Goal:
Which lines hold the word "Reproduce"? Show each of them.

Supplied entries:
* start *

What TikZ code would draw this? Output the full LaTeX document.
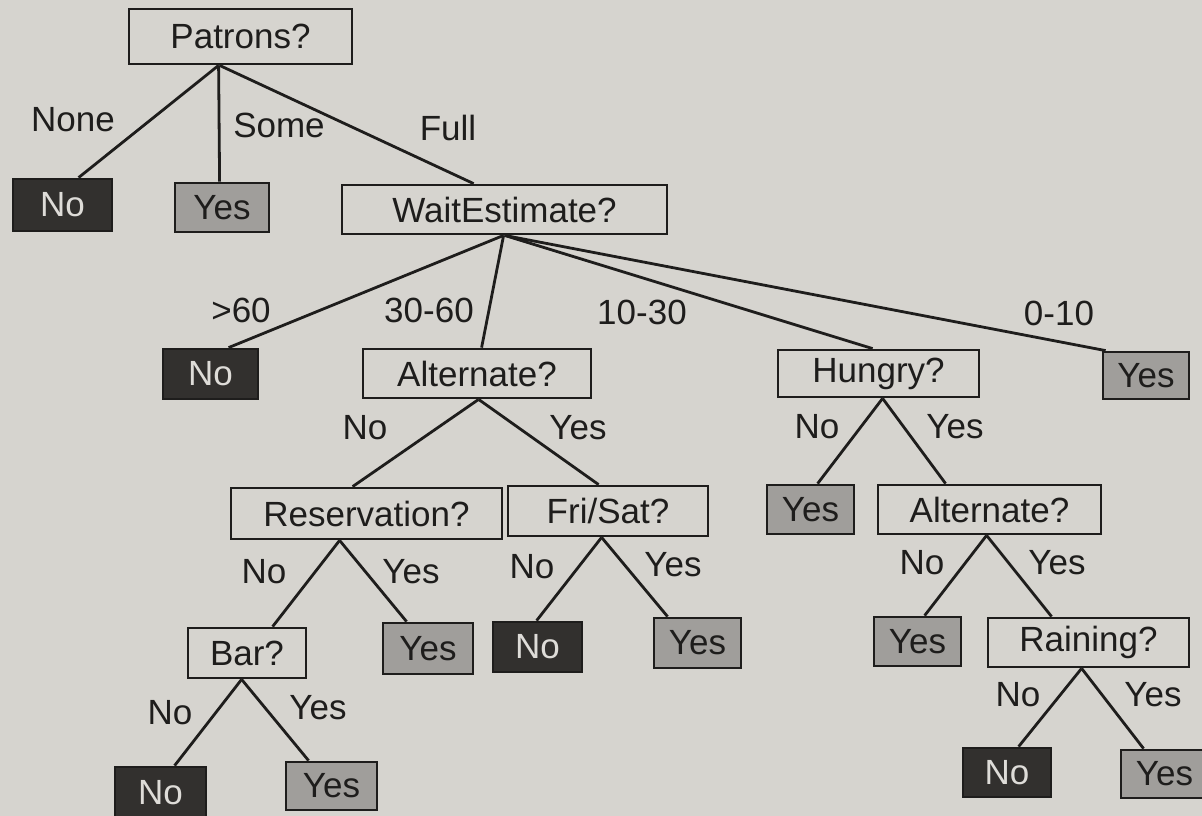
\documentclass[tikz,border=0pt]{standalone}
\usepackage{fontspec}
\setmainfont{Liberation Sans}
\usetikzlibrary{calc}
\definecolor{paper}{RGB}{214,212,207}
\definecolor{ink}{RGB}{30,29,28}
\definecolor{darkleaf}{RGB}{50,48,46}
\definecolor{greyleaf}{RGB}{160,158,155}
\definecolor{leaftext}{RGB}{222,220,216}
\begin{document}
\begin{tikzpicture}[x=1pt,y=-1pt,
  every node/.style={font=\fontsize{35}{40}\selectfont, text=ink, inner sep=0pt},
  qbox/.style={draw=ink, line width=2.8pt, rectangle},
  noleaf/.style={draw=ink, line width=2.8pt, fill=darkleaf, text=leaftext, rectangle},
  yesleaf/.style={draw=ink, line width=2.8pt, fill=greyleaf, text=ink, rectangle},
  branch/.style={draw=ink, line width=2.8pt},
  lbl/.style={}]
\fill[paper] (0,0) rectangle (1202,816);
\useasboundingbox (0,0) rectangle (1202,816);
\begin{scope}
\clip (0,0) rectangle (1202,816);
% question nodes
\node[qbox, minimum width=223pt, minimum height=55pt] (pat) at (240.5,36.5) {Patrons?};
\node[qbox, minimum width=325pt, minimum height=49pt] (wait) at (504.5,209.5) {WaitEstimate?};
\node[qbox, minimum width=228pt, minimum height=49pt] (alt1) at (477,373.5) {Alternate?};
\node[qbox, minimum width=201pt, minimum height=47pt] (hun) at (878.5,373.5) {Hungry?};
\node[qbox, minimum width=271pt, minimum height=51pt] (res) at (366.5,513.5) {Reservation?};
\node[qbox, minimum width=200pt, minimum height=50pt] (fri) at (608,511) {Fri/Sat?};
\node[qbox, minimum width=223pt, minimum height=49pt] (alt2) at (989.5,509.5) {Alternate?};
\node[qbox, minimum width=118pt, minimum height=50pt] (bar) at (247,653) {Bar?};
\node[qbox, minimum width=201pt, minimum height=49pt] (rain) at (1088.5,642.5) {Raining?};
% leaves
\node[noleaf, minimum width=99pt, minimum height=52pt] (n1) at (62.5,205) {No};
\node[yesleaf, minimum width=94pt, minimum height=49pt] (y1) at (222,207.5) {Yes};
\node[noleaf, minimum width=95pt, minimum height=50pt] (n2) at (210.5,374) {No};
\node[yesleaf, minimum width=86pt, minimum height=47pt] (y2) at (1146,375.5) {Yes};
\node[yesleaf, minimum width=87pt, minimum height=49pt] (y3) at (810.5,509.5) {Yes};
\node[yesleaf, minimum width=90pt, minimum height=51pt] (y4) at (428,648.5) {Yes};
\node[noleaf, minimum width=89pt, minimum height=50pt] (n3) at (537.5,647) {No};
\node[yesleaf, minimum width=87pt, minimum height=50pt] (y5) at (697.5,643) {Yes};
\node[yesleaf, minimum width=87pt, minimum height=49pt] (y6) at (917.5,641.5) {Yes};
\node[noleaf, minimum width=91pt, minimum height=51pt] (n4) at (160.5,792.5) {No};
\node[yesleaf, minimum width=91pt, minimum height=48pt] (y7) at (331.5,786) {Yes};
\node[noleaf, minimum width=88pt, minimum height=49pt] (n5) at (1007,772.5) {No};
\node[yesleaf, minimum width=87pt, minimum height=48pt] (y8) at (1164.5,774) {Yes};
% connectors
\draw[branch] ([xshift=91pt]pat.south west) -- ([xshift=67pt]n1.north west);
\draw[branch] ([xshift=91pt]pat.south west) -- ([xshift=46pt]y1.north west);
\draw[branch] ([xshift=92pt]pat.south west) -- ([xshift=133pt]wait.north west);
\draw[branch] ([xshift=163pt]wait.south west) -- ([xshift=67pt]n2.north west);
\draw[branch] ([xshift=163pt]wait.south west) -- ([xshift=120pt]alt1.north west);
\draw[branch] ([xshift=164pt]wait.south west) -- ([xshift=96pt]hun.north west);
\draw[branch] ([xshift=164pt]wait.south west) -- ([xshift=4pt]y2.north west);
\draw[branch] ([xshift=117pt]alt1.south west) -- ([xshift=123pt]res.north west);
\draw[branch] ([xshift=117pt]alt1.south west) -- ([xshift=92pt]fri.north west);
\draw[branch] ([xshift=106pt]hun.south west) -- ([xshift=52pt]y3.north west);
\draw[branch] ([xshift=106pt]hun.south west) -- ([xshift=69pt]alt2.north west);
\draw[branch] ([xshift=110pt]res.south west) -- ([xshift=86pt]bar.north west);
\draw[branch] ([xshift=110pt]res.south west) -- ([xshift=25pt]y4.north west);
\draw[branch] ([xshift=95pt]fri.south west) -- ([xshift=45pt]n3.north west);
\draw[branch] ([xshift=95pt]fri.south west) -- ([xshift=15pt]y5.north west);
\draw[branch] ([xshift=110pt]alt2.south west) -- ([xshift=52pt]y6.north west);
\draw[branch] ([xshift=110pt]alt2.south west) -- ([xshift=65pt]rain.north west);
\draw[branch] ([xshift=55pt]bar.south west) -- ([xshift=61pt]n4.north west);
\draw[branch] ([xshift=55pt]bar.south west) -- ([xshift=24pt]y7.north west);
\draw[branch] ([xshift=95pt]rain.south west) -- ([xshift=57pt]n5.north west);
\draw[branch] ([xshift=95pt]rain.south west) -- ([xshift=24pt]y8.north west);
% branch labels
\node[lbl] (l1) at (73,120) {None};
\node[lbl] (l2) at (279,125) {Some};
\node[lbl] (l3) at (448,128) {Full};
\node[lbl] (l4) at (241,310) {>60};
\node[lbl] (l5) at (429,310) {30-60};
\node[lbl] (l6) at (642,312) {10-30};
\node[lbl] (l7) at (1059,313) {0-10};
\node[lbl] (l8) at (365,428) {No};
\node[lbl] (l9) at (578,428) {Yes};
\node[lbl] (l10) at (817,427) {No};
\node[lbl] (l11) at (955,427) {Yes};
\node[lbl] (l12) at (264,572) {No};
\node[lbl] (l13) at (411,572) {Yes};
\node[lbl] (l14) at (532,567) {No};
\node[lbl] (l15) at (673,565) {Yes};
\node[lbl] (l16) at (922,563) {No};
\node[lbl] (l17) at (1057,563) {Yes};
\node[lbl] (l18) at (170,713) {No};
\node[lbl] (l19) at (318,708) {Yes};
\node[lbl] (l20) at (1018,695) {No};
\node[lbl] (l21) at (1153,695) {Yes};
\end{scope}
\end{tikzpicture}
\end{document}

* end *
* start *

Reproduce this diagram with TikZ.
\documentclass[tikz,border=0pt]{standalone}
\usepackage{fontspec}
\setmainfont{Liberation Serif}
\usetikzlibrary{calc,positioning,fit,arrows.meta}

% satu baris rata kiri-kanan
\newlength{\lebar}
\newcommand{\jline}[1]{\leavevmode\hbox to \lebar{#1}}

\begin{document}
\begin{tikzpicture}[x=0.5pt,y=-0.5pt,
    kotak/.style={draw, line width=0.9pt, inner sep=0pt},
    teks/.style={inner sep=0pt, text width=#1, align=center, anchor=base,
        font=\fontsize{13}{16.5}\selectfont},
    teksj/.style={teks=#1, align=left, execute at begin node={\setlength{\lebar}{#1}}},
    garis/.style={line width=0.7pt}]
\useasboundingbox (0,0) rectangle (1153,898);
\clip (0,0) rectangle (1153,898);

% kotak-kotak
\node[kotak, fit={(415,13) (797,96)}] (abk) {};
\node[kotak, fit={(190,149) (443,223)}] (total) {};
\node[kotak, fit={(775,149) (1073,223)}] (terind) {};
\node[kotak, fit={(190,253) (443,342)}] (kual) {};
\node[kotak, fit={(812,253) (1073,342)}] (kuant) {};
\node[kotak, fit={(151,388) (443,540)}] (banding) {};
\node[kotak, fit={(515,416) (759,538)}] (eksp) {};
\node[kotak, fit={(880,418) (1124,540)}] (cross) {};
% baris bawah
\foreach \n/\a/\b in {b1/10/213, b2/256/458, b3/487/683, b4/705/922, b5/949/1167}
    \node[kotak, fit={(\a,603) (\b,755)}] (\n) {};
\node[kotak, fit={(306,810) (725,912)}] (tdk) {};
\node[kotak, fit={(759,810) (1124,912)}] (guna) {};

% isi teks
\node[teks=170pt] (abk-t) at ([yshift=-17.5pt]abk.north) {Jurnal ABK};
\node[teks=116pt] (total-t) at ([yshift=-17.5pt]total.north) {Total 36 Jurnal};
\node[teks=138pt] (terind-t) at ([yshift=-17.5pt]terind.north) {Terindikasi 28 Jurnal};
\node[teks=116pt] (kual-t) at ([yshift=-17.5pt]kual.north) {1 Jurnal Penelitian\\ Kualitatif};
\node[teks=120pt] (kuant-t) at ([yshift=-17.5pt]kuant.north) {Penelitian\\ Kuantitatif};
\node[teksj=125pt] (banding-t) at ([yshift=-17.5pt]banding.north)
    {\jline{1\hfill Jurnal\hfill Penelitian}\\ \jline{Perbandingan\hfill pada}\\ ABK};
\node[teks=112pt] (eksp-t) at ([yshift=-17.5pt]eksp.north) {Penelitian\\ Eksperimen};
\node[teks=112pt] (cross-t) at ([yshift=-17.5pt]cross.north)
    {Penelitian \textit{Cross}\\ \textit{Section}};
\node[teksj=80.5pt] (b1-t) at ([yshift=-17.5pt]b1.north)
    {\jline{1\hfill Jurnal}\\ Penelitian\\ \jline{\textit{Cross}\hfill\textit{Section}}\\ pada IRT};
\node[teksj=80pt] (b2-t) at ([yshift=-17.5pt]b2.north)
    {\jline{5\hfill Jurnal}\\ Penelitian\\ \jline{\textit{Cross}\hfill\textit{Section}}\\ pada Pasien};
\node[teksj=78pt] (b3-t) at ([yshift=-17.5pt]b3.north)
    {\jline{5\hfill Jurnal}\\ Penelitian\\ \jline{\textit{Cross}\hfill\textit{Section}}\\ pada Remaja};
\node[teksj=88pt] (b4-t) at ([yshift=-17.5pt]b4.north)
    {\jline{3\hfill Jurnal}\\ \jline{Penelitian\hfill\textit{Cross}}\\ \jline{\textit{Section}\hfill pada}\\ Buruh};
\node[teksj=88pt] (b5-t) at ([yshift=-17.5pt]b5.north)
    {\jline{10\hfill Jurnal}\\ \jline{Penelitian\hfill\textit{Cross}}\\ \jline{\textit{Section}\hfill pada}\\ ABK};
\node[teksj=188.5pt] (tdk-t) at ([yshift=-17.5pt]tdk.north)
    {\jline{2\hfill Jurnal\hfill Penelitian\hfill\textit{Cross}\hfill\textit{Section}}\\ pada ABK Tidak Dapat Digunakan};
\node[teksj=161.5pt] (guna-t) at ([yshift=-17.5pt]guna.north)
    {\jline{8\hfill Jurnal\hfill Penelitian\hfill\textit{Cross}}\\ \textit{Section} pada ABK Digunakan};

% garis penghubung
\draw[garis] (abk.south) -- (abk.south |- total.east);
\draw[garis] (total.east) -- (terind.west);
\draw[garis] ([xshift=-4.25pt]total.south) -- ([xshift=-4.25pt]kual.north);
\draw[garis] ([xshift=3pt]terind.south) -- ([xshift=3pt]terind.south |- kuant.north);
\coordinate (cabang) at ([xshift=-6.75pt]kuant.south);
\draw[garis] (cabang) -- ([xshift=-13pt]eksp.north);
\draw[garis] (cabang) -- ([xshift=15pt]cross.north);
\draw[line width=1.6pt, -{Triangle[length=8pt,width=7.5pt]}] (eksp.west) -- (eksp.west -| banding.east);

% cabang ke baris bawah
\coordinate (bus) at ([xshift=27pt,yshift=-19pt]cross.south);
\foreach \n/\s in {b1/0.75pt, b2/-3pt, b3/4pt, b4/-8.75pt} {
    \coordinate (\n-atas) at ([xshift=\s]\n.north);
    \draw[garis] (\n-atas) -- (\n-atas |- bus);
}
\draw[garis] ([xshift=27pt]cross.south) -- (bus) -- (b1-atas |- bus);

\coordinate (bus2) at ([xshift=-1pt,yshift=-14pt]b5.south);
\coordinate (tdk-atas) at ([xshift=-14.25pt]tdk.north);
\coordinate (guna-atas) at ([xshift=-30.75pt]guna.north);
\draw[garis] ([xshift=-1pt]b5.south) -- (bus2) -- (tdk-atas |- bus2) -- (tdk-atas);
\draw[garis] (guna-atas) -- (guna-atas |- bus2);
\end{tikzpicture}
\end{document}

* end *
* start *

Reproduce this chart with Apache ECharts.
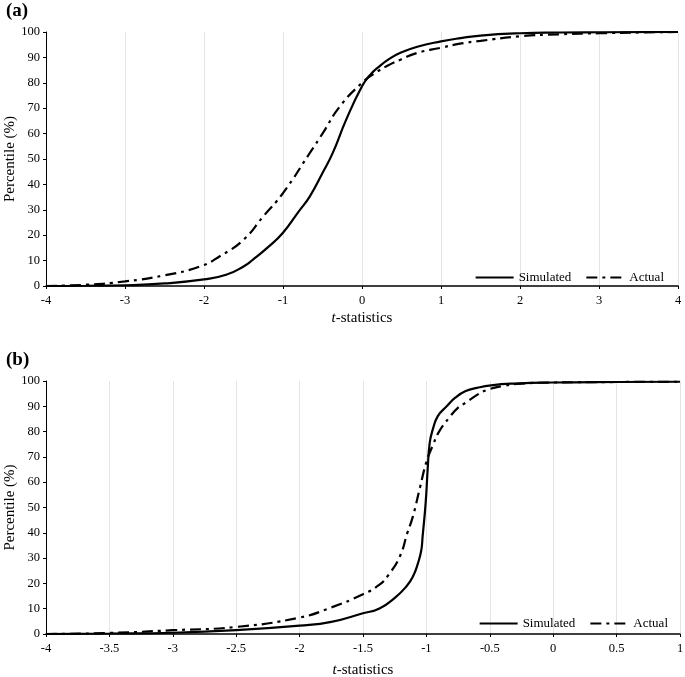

* end *

Task output:
Reproduce this diagram with TikZ.
Reproduce this chart with Apache ECharts.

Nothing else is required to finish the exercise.